- DO THIS -
In the records below, find the line containing "Convert this chart" and the line containing "import * as". Give again exactly those lines and every line between them, omitting the pictures.

— Start PROVIDED DATA —

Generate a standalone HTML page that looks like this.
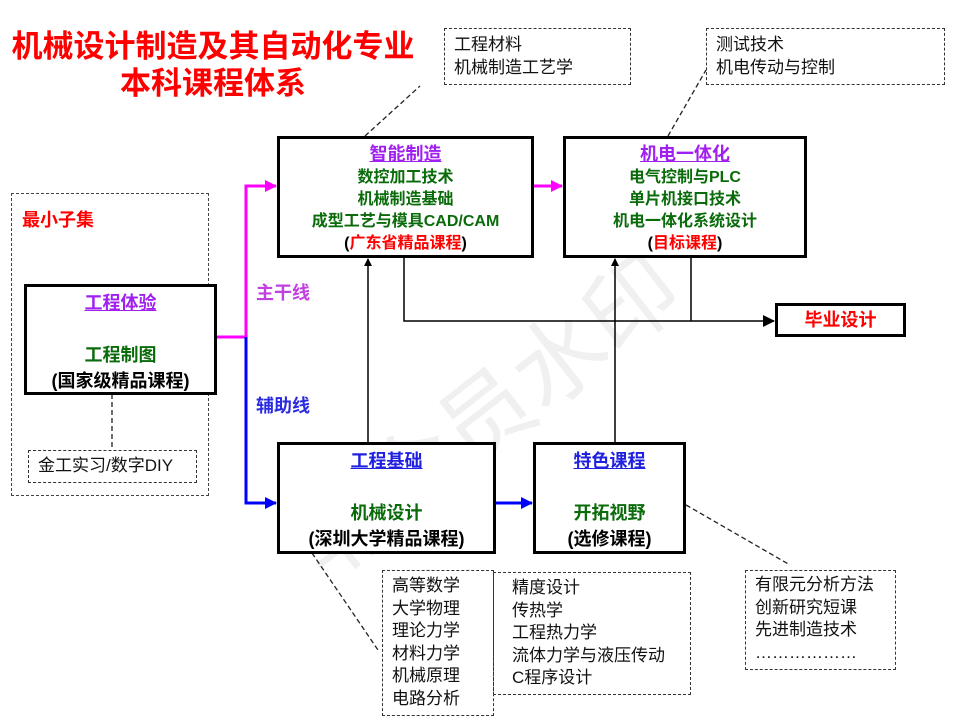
<!DOCTYPE html>
<html><head><meta charset="utf-8"><style>
body{margin:0;width:960px;height:720px;background:#fff;position:relative;overflow:hidden;font-family:"Liberation Sans","Noto Sans CJK SC",sans-serif}
.a{position:absolute}
.box{position:absolute;border:3px solid #000;box-sizing:border-box;background:#fff;text-align:center;font-weight:bold}
.dash{position:absolute;border:1.5px dashed #333;box-sizing:border-box;font-size:17px;line-height:22.5px;color:#111;padding-left:9px}
.g{color:#0a6b0a}.r{color:#f00}.p{color:#a020f0;text-decoration:underline}.b{color:#2020e0;text-decoration:underline}
.t{font-size:16px;line-height:22px}
</style></head><body>
<div class="a" style="font-size:92px;color:#f0f0f0;transform:rotate(-38deg);transform-origin:left top;white-space:nowrap;top:500px;left:260px">非会员水印</div>
<div class="a r" style="left:0;width:426px;top:28px;text-align:center;font-size:31px;font-weight:bold;line-height:37px;white-space:nowrap">机械设计制造及其自动化专业<br>本科课程体系</div>
<div class="dash" style="left:444px;top:28px;width:187px;height:57px;padding-top:5px">工程材料<br>机械制造工艺学</div>
<div class="dash" style="left:706px;top:28px;width:239px;height:57px;padding-top:5px">测试技术<br>机电传动与控制</div>
<div class="a" style="left:11px;top:193px;width:198px;height:303px;border:1.5px dashed #444;box-sizing:border-box"></div>
<div class="a r" style="left:22px;top:206px;font-size:18px;font-weight:bold">最小子集</div>
<svg class="a" style="left:0;top:0" width="960" height="720">
<defs>
<marker id="mk" markerWidth="8" markerHeight="8" refX="7" refY="4" orient="auto" markerUnits="userSpaceOnUse"><path d="M0,0L8,4L0,8z" fill="#000"/></marker>
<marker id="mm" markerWidth="12" markerHeight="12" refX="11" refY="6" orient="auto" markerUnits="userSpaceOnUse"><path d="M0,0L12,6L0,12z" fill="#f0f"/></marker>
<marker id="mb" markerWidth="12" markerHeight="12" refX="11" refY="6" orient="auto" markerUnits="userSpaceOnUse"><path d="M0,0L12,6L0,12z" fill="#00f"/></marker>
<marker id="mk2" markerWidth="12" markerHeight="12" refX="11" refY="6" orient="auto" markerUnits="userSpaceOnUse"><path d="M0,0L12,6L0,12z" fill="#000"/></marker>
</defs>
<g stroke="#222" stroke-dasharray="5,3" stroke-width="1.3" fill="none">
<line x1="365" y1="136" x2="420" y2="86"/><line x1="668" y1="136" x2="706" y2="70"/>
<line x1="312" y1="553" x2="378" y2="650"/><line x1="686" y1="505" x2="790" y2="565"/>
<line x1="112" y1="394" x2="112" y2="450"/>
</g>
<polyline points="216,337 246,337 246,186 276,186" stroke="#f0f" stroke-width="3" fill="none" marker-end="url(#mm)"/>
<line x1="533" y1="186" x2="562" y2="186" stroke="#f0f" stroke-width="3" marker-end="url(#mm)"/>
<polyline points="246,337 246,503 276,503" stroke="#00f" stroke-width="3" fill="none" marker-end="url(#mb)"/>
<line x1="495" y1="503" x2="532" y2="503" stroke="#00f" stroke-width="3" marker-end="url(#mb)"/>
<g stroke="#000" stroke-width="1.5" fill="none">
<line x1="368" y1="442" x2="368" y2="259" marker-end="url(#mk)"/>
<line x1="615" y1="442" x2="615" y2="259" marker-end="url(#mk)"/>
<polyline points="404,257 404,321 774,321" marker-end="url(#mk2)"/>
<line x1="691" y1="257" x2="691" y2="321"/>
</g>
</svg>
<div class="a" style="left:256px;top:279px;font-size:18px;font-weight:bold;color:#c040e0">主干线</div>
<div class="a" style="left:256px;top:392px;font-size:18px;font-weight:bold;color:#2a2ae0">辅助线</div>
<div class="dash" style="left:28px;top:450px;width:169px;height:33px;padding-top:4px;font-size:17px">金工实习/数字DIY</div>
<div class="box" style="left:24px;top:284px;width:193px;height:111px;font-size:18px;line-height:26px;padding-top:3px"><span class="p">工程体验</span><br><br><span class="g">工程制图</span><br>(国家级精品课程)</div>
<div class="box t" style="left:277px;top:136px;width:257px;height:122px;padding-top:4px"><span class="p" style="font-size:18px">智能制造</span><br><span class="g">数控加工技术<br>机械制造基础<br>成型工艺与模具CAD/CAM</span><br>(<span class="r">广东省精品课程</span>)</div>
<div class="box t" style="left:563px;top:136px;width:244px;height:122px;padding-top:4px"><span class="p" style="font-size:18px">机电一体化</span><br><span class="g">电气控制与PLC<br>单片机接口技术<br>机电一体化系统设计</span><br>(<span class="r">目标课程</span>)</div>
<div class="box r" style="left:775px;top:303px;width:131px;height:34px;font-size:18px;line-height:28px">毕业设计</div>
<div class="box" style="left:277px;top:442px;width:219px;height:112px;font-size:18px;line-height:26px;padding-top:3px"><span class="b">工程基础</span><br><br><span class="g">机械设计</span><br>(深圳大学精品课程)</div>
<div class="box" style="left:533px;top:442px;width:153px;height:112px;font-size:18px;line-height:26px;padding-top:3px"><span class="b">特色课程</span><br><br><span class="g">开拓视野</span><br>(选修课程)</div>
<div class="dash" style="left:382px;top:570px;width:112px;height:146px;padding-top:4px">高等数学<br>大学物理<br>理论力学<br>材料力学<br>机械原理<br>电路分析</div>
<div class="dash" style="left:493px;top:572px;width:198px;height:123px;padding-top:4px;padding-left:18px">精度设计<br>传热学<br>工程热力学<br>流体力学与液压传动<br>C程序设计</div>
<div class="dash" style="left:745px;top:570px;width:151px;height:100px;padding-top:3px">有限元分析方法<br>创新研究短课<br>先进制造技术<br>………………</div>
</body></html>
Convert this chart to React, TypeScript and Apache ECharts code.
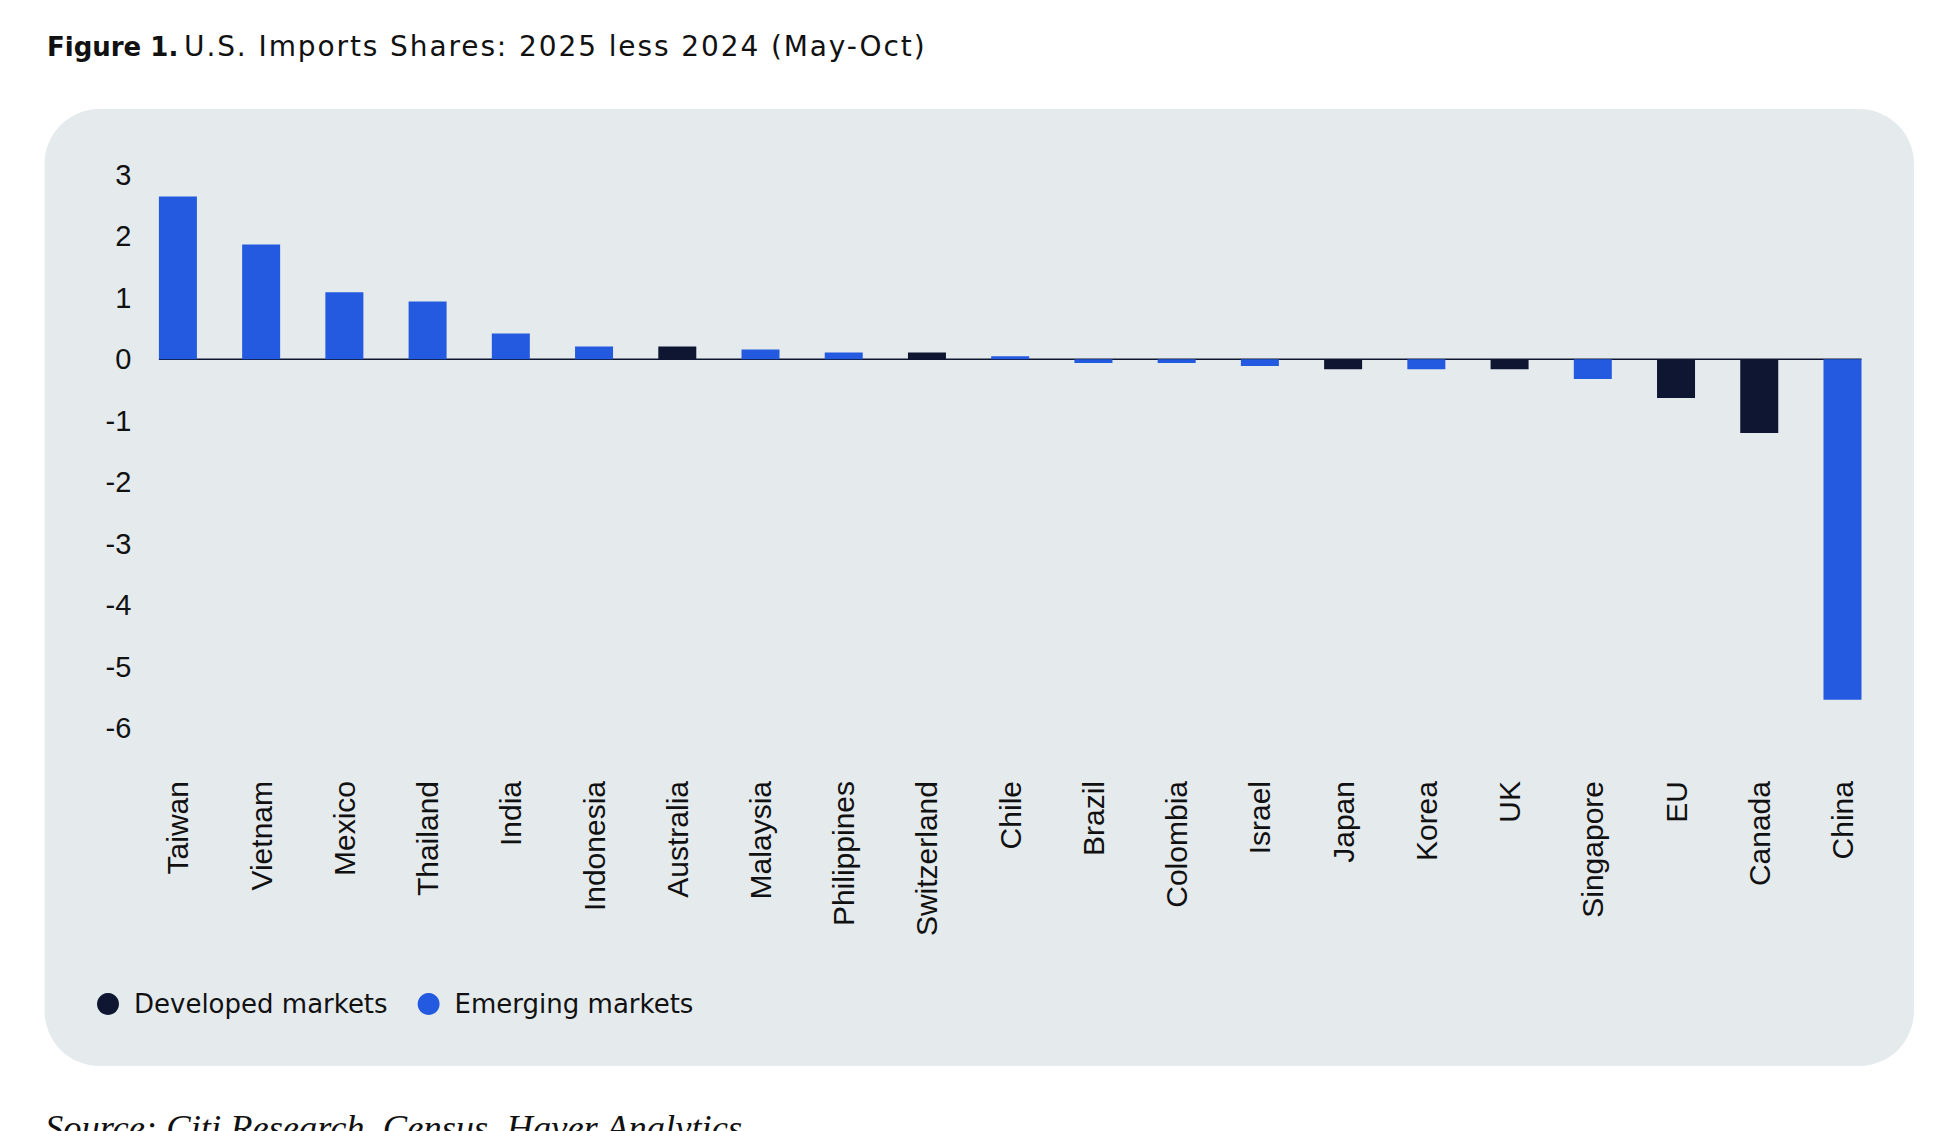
import React, { useEffect, useRef } from "react";
import * as echarts from "echarts";

const categories = ["Taiwan", "Vietnam", "Mexico", "Thailand", "India", "Indonesia", "Australia", "Malaysia", "Philippines", "Switzerland", "Chile", "Brazil", "Colombia", "Israel", "Japan", "Korea", "UK", "Singapore", "EU", "Canada", "China"];
const values = [2.65, 1.87, 1.09, 0.94, 0.42, 0.21, 0.21, 0.16, 0.11, 0.11, 0.05, -0.06, -0.06, -0.11, -0.16, -0.16, -0.16, -0.32, -0.63, -1.2, -5.54];
const marketGroup = ["EM", "EM", "EM", "EM", "EM", "EM", "DM", "EM", "EM", "DM", "EM", "EM", "EM", "EM", "DM", "EM", "DM", "EM", "DM", "DM", "EM"];
const seriesNames = ["Developed markets", "Emerging markets"];
const yMin = -6;
const yMax = 3;
const yInterval = 1;

const TITLE_BOLD = "Figure 1.";
const TITLE_REST = "U.S. Imports Shares: 2025 less 2024 (May-Oct)";
const SOURCE = "Source: Citi Research, Census, Haver Analytics";

const DM_COLOR = "#0e1631";
const EM_COLOR = "#245ae0";
const PANEL = "#e5eaed";
const INK = "#111111";
const BAR_W = 38;

export default function App() {
  const ref = useRef<HTMLDivElement>(null);
  useEffect(() => {
    if (!ref.current) return;
    const chart = echarts.init(ref.current, undefined, { renderer: "svg" });
    const option: any = {
      animation: false,
      graphic: [
        {
          type: "rect",
          z: 0,
          silent: true,
          shape: { x: 44.5, y: 109, width: 1869.5, height: 957, r: 55 },
          style: { fill: PANEL },
        },
        {
          type: "text",
          z: 1,
          x: 47,
          y: 46.7,
          style: { text: TITLE_BOLD, font: "bold 26px 'DejaVu Sans'", fill: INK, verticalAlign: "middle", align: "left" },
        },
        {
          type: "text",
          z: 1,
          x: 184,
          y: 46.3,
          style: { text: TITLE_REST, font: "28px 'DejaVu Sans'", fill: INK, verticalAlign: "middle", align: "left" },
        },
        {
          type: "text",
          z: 1,
          x: 45,
          y: 1127.7,
          style: { text: SOURCE, font: "italic 36.5px 'Liberation Serif'", fill: INK, verticalAlign: "middle", align: "left" },
        },
      ],
      grid: { left: 136.3, right: 54.9, top: 175, bottom: 403, containLabel: false },
      legend: {
        data: seriesNames,
        left: 92,
        top: 986,
        icon: "circle",
        itemWidth: 42,
        itemHeight: 22,
        itemGap: 30,
        selectedMode: false,
        textStyle: { fontFamily: "DejaVu Sans", fontSize: 26, color: INK },
      },
      xAxis: {
        type: "category",
        data: categories,
        axisLine: { show: false, onZero: false },
        axisTick: { show: false },
        axisLabel: {
          interval: 0,
          rotate: 90,
          margin: 53,
          fontFamily: "Liberation Sans",
          fontSize: 30,
          color: INK,
        },
        splitLine: { show: false },
      },
      yAxis: {
        type: "value",
        min: yMin,
        max: yMax,
        interval: yInterval,
        axisLine: { show: false },
        axisTick: { show: false },
        splitLine: { show: false },
        axisLabel: { margin: 5, fontFamily: "Liberation Sans", fontSize: 29, color: INK },
      },
      series: [
        {
          type: "custom",
          silent: true,
          z: 2,
          data: [[0, 0]],
          renderItem: (_p: any, api: any) => {
            const a = api.coord([0, 0]);
            const b = api.coord([categories.length - 1, 0]);
            return {
              type: "line",
              shape: { x1: a[0] - BAR_W / 2, y1: a[1], x2: b[0] + BAR_W / 2, y2: b[1] },
              style: { stroke: DM_COLOR, lineWidth: 1.5 },
            };
          },
        },
        {
          name: seriesNames[0],
          type: "bar",
          z: 3,
          barWidth: BAR_W,
          barGap: "-100%",
          itemStyle: { color: DM_COLOR },
          data: values.map((v, i) => (marketGroup[i] === "DM" ? v : "-")),
        },
        {
          name: seriesNames[1],
          type: "bar",
          z: 3,
          barWidth: BAR_W,
          barGap: "-100%",
          itemStyle: { color: EM_COLOR },
          data: values.map((v, i) => (marketGroup[i] === "EM" ? v : "-")),
        },
      ],
    };
    chart.setOption(option);
    const spaceTitle = () => {
      const el = ref.current;
      if (!el) return;
      el.querySelectorAll("text").forEach((t) => {
        if ((t.textContent || "").startsWith("U.S.")) t.setAttribute("letter-spacing", "1.9");
      });
    };
    chart.on("finished", spaceTitle);
    const id = window.setTimeout(spaceTitle, 50);
    return () => {
      window.clearTimeout(id);
      chart.dispose();
    };
  }, []);
  return (
    <div
      ref={ref}
      style={{ position: "absolute", left: 0, top: 0, width: 1939, height: 1131, background: "#ffffff" }}
    />
  );
}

— End PROVIDED DATA —

- CORRECT OUTPUT -
Convert this chart to React, TypeScript and Apache ECharts code.
import React, { useEffect, useRef } from "react";
import * as echarts from "echarts";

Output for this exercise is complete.